People wreteched up the black soot of the tower. They splashed water from any sink they could find to try to clean off the inch-thick layer of destruction. They took showers in bottled Poland Spring water, even Snapple from a lobby deli that volunteered to be looted by us.

We went down in the building, lower and lower, told it was safer down there, though no one knew for sure. A half-hour later, we ventured back up. The worst of the cloud had passed. We joined a larger, slower mob moving east, away.

I saw people covered in white, like me. I saw a line of people snaking up and across the Brooklyn Bridge. Some cried. Some just stared. Many of us said to each other and to no one that we were lucky to be alive.


Not much more than an hour earlier, at about 8:45 a.m., I had arrived at the World Trade Center on the PATH train from New Jersey, just moments after the first plane had hit the first tower.

As we commuters came up the escalator, we heard an eerie noise: almost silence. When we arrived up on the concourse, we saw smoke behind us and the floor was almost empty, except for shoes, scores of shoes abandoned by their owners, fleeing too fast.

We fled up and out. “Run, run!” the police said. We all ran across the street and turned from survivors into spectators.

The crowd standing across the street, by the Century 21 Department Store, was sober and quiet. We didn’t yet know what had happened. We all just looked up at the flames bursting out of One World Trade Center and the black smoke that cascaded out and away, marked by tiny dots of white: papers pouring out of the offices, floating down below.

And then, as one, the crowd let out a sound of horror. We saw the first person falling out of the building. And then another. I saw at least three people fall from the burning floors.

Stunned. Sickened. Almost silent. We stood and watched.

Moments later, Two World Trade Center exploded, sending out flames that licked its neighbor. I didn’t see the plane that hit, just the flames.


Stupidly, I stayed. I’m a newsman still. I tried to call into NJ.com and the Star-Ledger, paying a deli owner $10 to use his phone. No one’s cell phone worked. I called home and left a message saying I was OK (a message that would cause great concern until I left a second message much later, saying I was still OK).

I kept wandering the financial district, watching, soaking up what we in the news business call color: observations, not facts. There were no facts yet.

One woman had just escaped the 46th floor of one of the towers, her shoulders covered in sprinkles from the sprinklers, her hand shaking as it held a cigarette.
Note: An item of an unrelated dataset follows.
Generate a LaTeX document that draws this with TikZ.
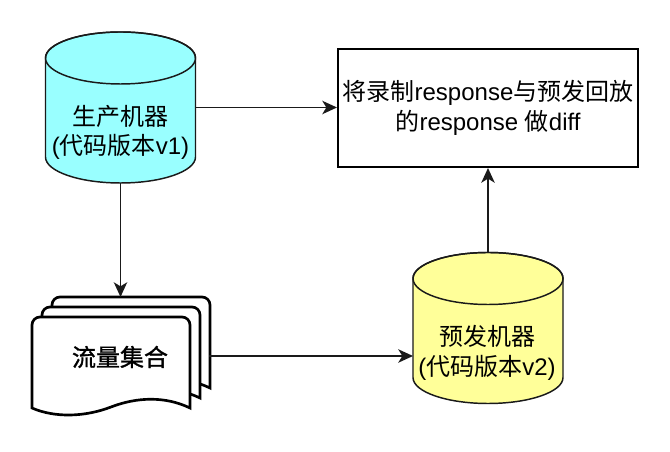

“I tell you, he’s crazy of he doesn’t close the exchange today,” said a man in the uniform of Wall Street.

“See, that’s why you go back to working in White Plains,” a woman said.

People stood around a manhole cover where a worker had a radio. They laughed at the radio misinformation: “The streets have returned to normal,” the radio said.

I read the papers that had drifted out of the towers: financial reports, PowerPoint printouts, airplane receipts, telephone bills, employee manuals, office telephone directories, singed and scattered.

I wandered back up Liberty Street where a foreign businessman asked me to take his picture in front of the burning tower. I refused. I said this was a tragedy. He said, “I know, I want to see myself and remember I am alive.” I still refused.

I hope he still is alive.

A minute later, the spreading fire high up in Two World Trade erupted into a mighty explosion and the building collapsed, sending its debris down and my mob running.


After surviving the collapse, I walked and walked uptown.

We heard another horrid explosion. We kept walking.

I saw the people on the bridge and decided it was better to go north.

The black cloud was spreading across the river to Brooklyn. Many of us were covered in white soot with fleshy circles around our eyes and mouths. Even hardened New York cops asked me whether I was there; how bad it was; was I OK?

The farther uptown we got, the more we stood out. Some people looked a bit frightened. Some, classic New Yorkers, looked away. Many offered sympathy and help.

“You sure you’re OK?” some nice stranger asked.

“I just look like a ghost,” I said, still shaking off the white dust. “Better to look like one than be one.”